The Republicans have done a bang-up job of denigrating traditional Democratic values to the point many Democrats now run away from these values, like Alison herself, in an attempt to court so-called independent voters, who are by and large conservative in nature. The GOP has pushed the country so far to the right, that Reagan would be considered "liberal" by most conservative voters today, as he had signed an immigration reform bill which was very much like the one we see mired in Congress today.
While Obama has paid deference to Reagan, he has opted for tighter regulations on the financial sector that have given us a more balanced economic recovery than that we saw under Reagan. It may not be enough as far as the middle class is concerned, but given where we were six years ago, you would have to have your head completely up your ass to not see that a major improvement has taken place.
Obama has also made a big push for raising the national minimum wage, which Reagan refused to do during his administration. For all this talk that a $10.10 per hour minimum wage would kill the recovery, which most Republicans refuse to admit is taking place, states and cities that offer this minimum wage, and higher, are enjoying far more rapid economic recovery than the mean average of the country. In our consumer society, higher wages mean more buying power, so it doesn't take a Nobel-prize-winning economist to figure out that better paid employees are more likely to spend, not save, thereby fueling the economy.

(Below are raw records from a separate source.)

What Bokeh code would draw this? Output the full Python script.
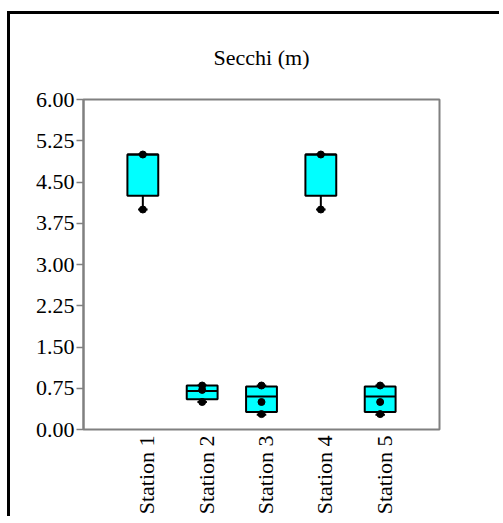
import math
from bokeh.plotting import figure
from bokeh.models import FixedTicker, NumeralTickFormatter, Range1d, ColumnDataSource
from bokeh.embed import file_html
from bokeh.resources import INLINE

# ---- data ----
stations = ["Station 1", "Station 2", "Station 3", "Station 4", "Station 5"]
mins = [4.0, 0.5, 0.27, 4.0, 0.27]
q1 = [4.25, 0.55, 0.32, 4.25, 0.32]
medians = [5.0, 0.7, 0.6, 5.0, 0.6]
q3 = [5.0, 0.8, 0.78, 5.0, 0.78]
maxs = [5.0, 0.8, 0.8, 5.0, 0.8]
point_station = ["Station 1", "Station 1", "Station 2", "Station 2", "Station 2",
                 "Station 3", "Station 3", "Station 3", "Station 4", "Station 4",
                 "Station 5", "Station 5", "Station 5"]
point_values = [5.0, 4.0, 0.8, 0.72, 0.5, 0.8, 0.5, 0.28, 5.0, 4.0, 0.8, 0.5, 0.28]
y_ticks = [0.0, 0.75, 1.5, 2.25, 3.0, 3.75, 4.5, 5.25, 6.0]

xpos = [i + 1 for i in range(len(stations))]
pos_of = {s: i + 1 for i, s in enumerate(stations)}
box_w = 0.52
cap_w = 0.16
label_shift = 0.07

src = ColumnDataSource(dict(x=xpos, mins=mins, q1=q1, med=medians, q3=q3, maxs=maxs,
                            xl=[x - box_w / 2 for x in xpos], xr=[x + box_w / 2 for x in xpos],
                            cl=[x - cap_w / 2 for x in xpos], cr=[x + cap_w / 2 for x in xpos]))
psrc = ColumnDataSource(dict(x=[pos_of[s] for s in point_station], y=point_values))

p = figure(width=492, height=505, output_backend="svg", toolbar_location=None,
           x_range=Range1d(0, len(stations) + 1), y_range=Range1d(0, 6),
           min_border_left=73, min_border_top=85, min_border_right=63, min_border_bottom=90)
p.styles = {"margin-left": "7px", "margin-top": "11px",
            "border-top": "3px solid black", "border-left": "3px solid black"}

p.title.text = "Secchi (m)"
p.title.align = "center"
p.title.vertical_align = "top"
p.title.text_font = "Liberation Serif"
p.title.text_font_style = "normal"
p.title.text_font_size = "22px"
p.title.text_color = "black"
p.title.standoff = 55

p.xgrid.visible = False
p.ygrid.visible = False
p.outline_line_color = "#808080"
p.outline_line_width = 2
p.background_fill_color = "white"
p.border_fill_color = "white"

# whiskers
p.segment(x0="x", y0="q3", x1="x", y1="maxs", source=src, line_color="black", line_width=2)
p.segment(x0="x", y0="q1", x1="x", y1="mins", source=src, line_color="black", line_width=2)
# caps
p.segment(x0="cl", y0="mins", x1="cr", y1="mins", source=src, line_color="black", line_width=2)
p.segment(x0="cl", y0="maxs", x1="cr", y1="maxs", source=src, line_color="black", line_width=2)
# boxes
p.vbar(x="x", width=box_w, bottom="q1", top="q3", source=src,
       fill_color="#00FFFF", line_color="black", line_width=2)
# medians
p.segment(x0="xl", y0="med", x1="xr", y1="med", source=src, line_color="black", line_width=2)
# points
p.scatter(x="x", y="y", source=psrc, size=7, fill_color="black", line_color="black")

# y axis
ya = p.yaxis[0]
ya.ticker = FixedTicker(ticks=y_ticks)
ya.formatter = NumeralTickFormatter(format="0.00")
ya.major_label_text_font = "Liberation Serif"
ya.major_label_text_font_size = "22px"
ya.major_label_text_color = "black"
ya.axis_line_color = "#808080"
ya.axis_line_width = 2
ya.major_tick_line_color = "#808080"
ya.major_tick_line_width = 1.5
ya.major_tick_out = 7
ya.major_tick_in = 0
ya.minor_tick_line_color = None
ya.major_label_standoff = 2

# x axis
label_ticks = [round(x + label_shift, 2) for x in xpos]
xa = p.xaxis[0]
xa.ticker = FixedTicker(ticks=label_ticks)
xa.major_label_overrides = {t: s for t, s in zip(label_ticks, stations)}
xa.major_label_orientation = math.pi / 2
xa.major_label_text_font = "Liberation Serif"
xa.major_label_text_font_size = "22px"
xa.major_label_text_color = "black"
xa.axis_line_color = None
xa.major_tick_line_color = None
xa.minor_tick_line_color = None
xa.major_label_standoff = 0

open("out.html", "w").write(file_html(p, INLINE))
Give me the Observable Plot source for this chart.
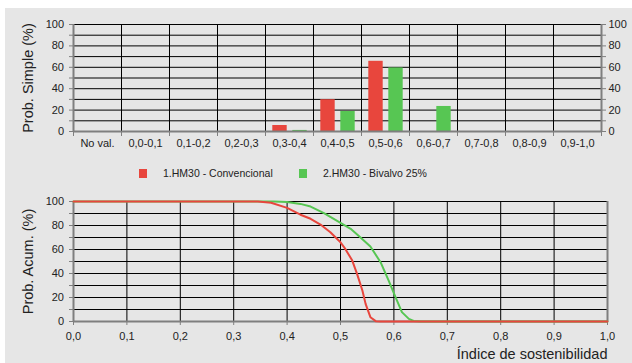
<!DOCTYPE html>
<html><head><meta charset="utf-8">
<script src="https://cdn.jsdelivr.net/npm/d3@7"></script>
<script src="https://cdn.jsdelivr.net/npm/@observablehq/plot@0.6"></script>
<style>
html,body{margin:0;padding:0;background:#fff;width:632px;height:363px;overflow:hidden;font-family:"Liberation Sans",Arial,sans-serif;}
#bg{position:absolute;left:5px;top:8px;width:627px;height:355px;background:#e6e6e6;}
#top{position:absolute;left:0;top:0;}
#bottom{position:absolute;left:0;top:185px;}
#legend{position:absolute;top:166px;left:0;width:632px;height:14px;font-size:10.5px;color:#222;}
.sw{position:absolute;top:3px;width:8px;height:9px;}
.lt{position:absolute;top:0;line-height:14px;white-space:nowrap;}
</style>
</head><body>
<div id="bg"></div>
<div id="top"></div>
<div id="legend"></div>
<div id="bottom"></div>
<script>
// ---- data ----
const categories = ["No val.","0,0-0,1","0,1-0,2","0,2-0,3","0,3-0,4","0,4-0,5","0,5-0,6","0,6-0,7","0,7-0,8","0,8-0,9","0,9-1,0"];
const simpleConv = [0,0,0,0,5.6,29.7,65.6,0,0,0,0];
const simpleBiv  = [0,0,0,0,1,18.7,59.4,23.4,0,0,0];
const seriesNames = ["1.HM30 - Convencional","2.HM30 - Bivalvo 25%"];
const seriesColors = ["#e8463d","#57c653"];

const acumConvX = [0,0.345,0.37,0.4,0.425,0.444,0.4625,0.481,0.5,0.509,0.522,0.531,0.541,0.547,0.556,0.566,0.575,1.0];
const acumConvY = [100,100,99,94.7,89,85.6,80.8,74.4,66,60.5,50.8,39.7,25.8,14.7,3.6,0.3,0,0];
const acumBivX = [0,0.375,0.4,0.425,0.444,0.469,0.5,0.519,0.537,0.556,0.575,0.59,0.603,0.615,0.628,0.637,0.65,1.0];
const acumBivY = [100,100,99.5,98,95.8,90.3,82.2,77.2,70.3,62.5,49.4,34.2,20.3,7.8,2.2,0.5,0,0];

const titleTopY = "Prob. Simple (%)";
const titleBotY = "Prob. Acum. (%)";
const titleBotX = "Índice de sostenibilidad";

const yTicks = d3.range(0,101,10);
const xTicksB = d3.range(0,11).map(i=>i/10);
const fmtComma = d => d3.format(".1f")(d).replace(".",",");

const font = "'Liberation Sans', Arial, sans-serif";
const axisGray = "#7f7f7f";
const textCol = "#222";
const gridCol = "#000";

// ---- top chart ----
const idx = d3.range(categories.length);
const topPlot = Plot.plot({
  width: 632, height: 155,
  marginLeft: 73, marginRight: 31, marginTop: 24, marginBottom: 24,
  style: {background: "transparent", fontFamily: font, fontSize: "11px", color: textCol},
  x: {domain: [0, categories.length]},
  y: {domain: [0, 100]},
  marks: [
    Plot.ruleY(yTicks.slice(1), {stroke: gridCol, strokeWidth: 1}),
    Plot.ruleX(d3.range(1, categories.length), {stroke: gridCol, strokeWidth: 1}),
    Plot.rectY(idx, {x1: i => i, x2: i => i + 1, y: i => simpleConv[i], fill: seriesColors[0], insetLeft: 7.3, insetRight: 26.3}),
    Plot.rectY(idx, {x1: i => i, x2: i => i + 1, y: i => simpleBiv[i], fill: seriesColors[1], insetLeft: 27.3, insetRight: 6.3}),
    Plot.axisY({anchor: "left", ticks: yTicks, tickFormat: d => d % 20 === 0 ? d : "", tickSize: 4, tickPadding: 5.5, stroke: axisGray, fill: textCol, label: null}),
    Plot.axisY({anchor: "right", ticks: yTicks, tickFormat: d => d % 20 === 0 ? d : "", tickSize: 4, tickPadding: 3, stroke: axisGray, fill: textCol, label: null}),
    Plot.axisX({anchor: "bottom", ticks: d3.range(0, categories.length + 1), tickFormat: () => "", tickSize: 5, stroke: axisGray, label: null}),
    Plot.axisX({anchor: "bottom", ticks: idx.map(i => i + 0.5), tickFormat: d => categories[Math.floor(d)], tickSize: 0, tickPadding: 7.5, fill: textCol, label: null}),
    Plot.ruleY([0], {stroke: axisGray, strokeWidth: 2}),
    Plot.ruleX([0, categories.length], {stroke: axisGray, strokeWidth: 2}),
    Plot.text([titleTopY], {text: d => d, frameAnchor: "left", rotate: -90, dx: -45, textAnchor: "middle", lineAnchor: "middle", fontSize: 14.5, fill: textCol})
  ]
});
document.getElementById("top").appendChild(topPlot);

// ---- legend ----
const leg = document.getElementById("legend");
const legPos = [[139,163],[299,323]];
seriesNames.forEach((n, k) => {
  const s = document.createElement("div"); s.className = "sw"; s.style.left = legPos[k][0] + "px"; s.style.background = seriesColors[k]; leg.appendChild(s);
  const t = document.createElement("div"); t.className = "lt"; t.style.left = legPos[k][1] + "px"; t.textContent = n; leg.appendChild(t);
});

// ---- bottom chart ----
const conv = acumConvX.map((x, i) => ({x, y: acumConvY[i]}));
const biv = acumBivX.map((x, i) => ({x, y: acumBivY[i]}));
const botPlot = Plot.plot({
  width: 632, height: 178,
  marginLeft: 73, marginRight: 25, marginTop: 16, marginBottom: 42,
  style: {background: "transparent", fontFamily: font, fontSize: "11px", color: textCol},
  x: {domain: [0, 1]},
  y: {domain: [0, 100]},
  marks: [
    Plot.ruleY(yTicks.slice(1), {stroke: gridCol, strokeWidth: 1}),
    Plot.ruleX(xTicksB.slice(1, 10), {stroke: gridCol, strokeWidth: 1}),
    Plot.axisY({anchor: "left", ticks: yTicks, tickFormat: d => d % 20 === 0 ? d : "", tickSize: 4, tickPadding: 5.5, stroke: axisGray, fill: textCol, label: null}),
    Plot.axisX({anchor: "bottom", ticks: xTicksB, tickFormat: fmtComma, tickSize: 4, tickPadding: 7, stroke: axisGray, fill: textCol, label: null}),
    Plot.ruleY([0], {stroke: axisGray, strokeWidth: 2}),
    Plot.ruleX([0, 1], {stroke: axisGray, strokeWidth: 2}),
    Plot.line(biv, {x: "x", y: "y", stroke: seriesColors[1], strokeWidth: 2}),
    Plot.line(conv, {x: "x", y: "y", stroke: seriesColors[0], strokeWidth: 2}),
    Plot.text([titleBotY], {text: d => d, frameAnchor: "left", rotate: -90, dx: -45, textAnchor: "middle", lineAnchor: "middle", fontSize: 14.5, fill: textCol}),
    Plot.text([titleBotX], {text: d => d, frameAnchor: "bottom-right", dy: 37, textAnchor: "end", lineAnchor: "bottom", fontSize: 14.5, fill: textCol})
  ]
});
document.getElementById("bottom").appendChild(botPlot);
</script>
</body></html>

It is the rich that has been hording its assets, finding every way it can to avoid paying taxes, to the point of renouncing their American citizenship to take fuller advantage of tax breaks abroad. But, you hear little of this on the campaign trail, Democrat and Republican alike still pitch for more tax cuts, particularly corporate tax cuts, which now amount to less than one-tenth of the annual federal tax revenue, where before Reagan it was nearly one-third of the annual federal tax revenue.
Obama has had to operate on a much tighter budget than any previous president, and yet he still has managed to reduce spending as a percentage of the annual debt, despite all the protests from the political right and left. Again, you hear none of this because it doesn't fit with the conservative narrative that dominates the mainstream media.
It is not surprising that so few persons understand what has been going on the past six years, since most Americans seem to rely on manufactured opinions rather than look at the numbers themselves. The major newspapers, television and radio stations are all owned by large corporations and media syndicates that shape the narrative. Even with all the sources available to us on the Internet, it seems most Americans still turn to their favorite faces on television to give them the latest poop, which is why news pundits like Bill O'Reilly and Chris Matthews remain so popular.
Comedy Channel provides some reprieve with the highly popular Daily Show and Colbert Report, mocking the way news is presented in the mainstream media, to the point that Stephen Colbert has become a big thorn in Bill O'Reilly's side. But, Papa Bear continues to score in the ratings, commanding a multi-year contract with Fox News that would make most professional athletes jealous.
Obama has tried to make himself more visible by going on The Daily Show and allowing O'Reilly to interview him each year on Super Bowl Sunday, but the president still remains in the shadow of this year's Congressional elections, with few Democratic candidates willing to embrace him, particularly in Red States like Kentucky.
Maybe Americans will come to embrace Obama after he leaves office, the way they have done Carter and Clinton. But, the President still has two more years in the White House, regardless of how these elections shake out. It probably won't make him any more visible, as media attention will predictably turn to the 2016 elections.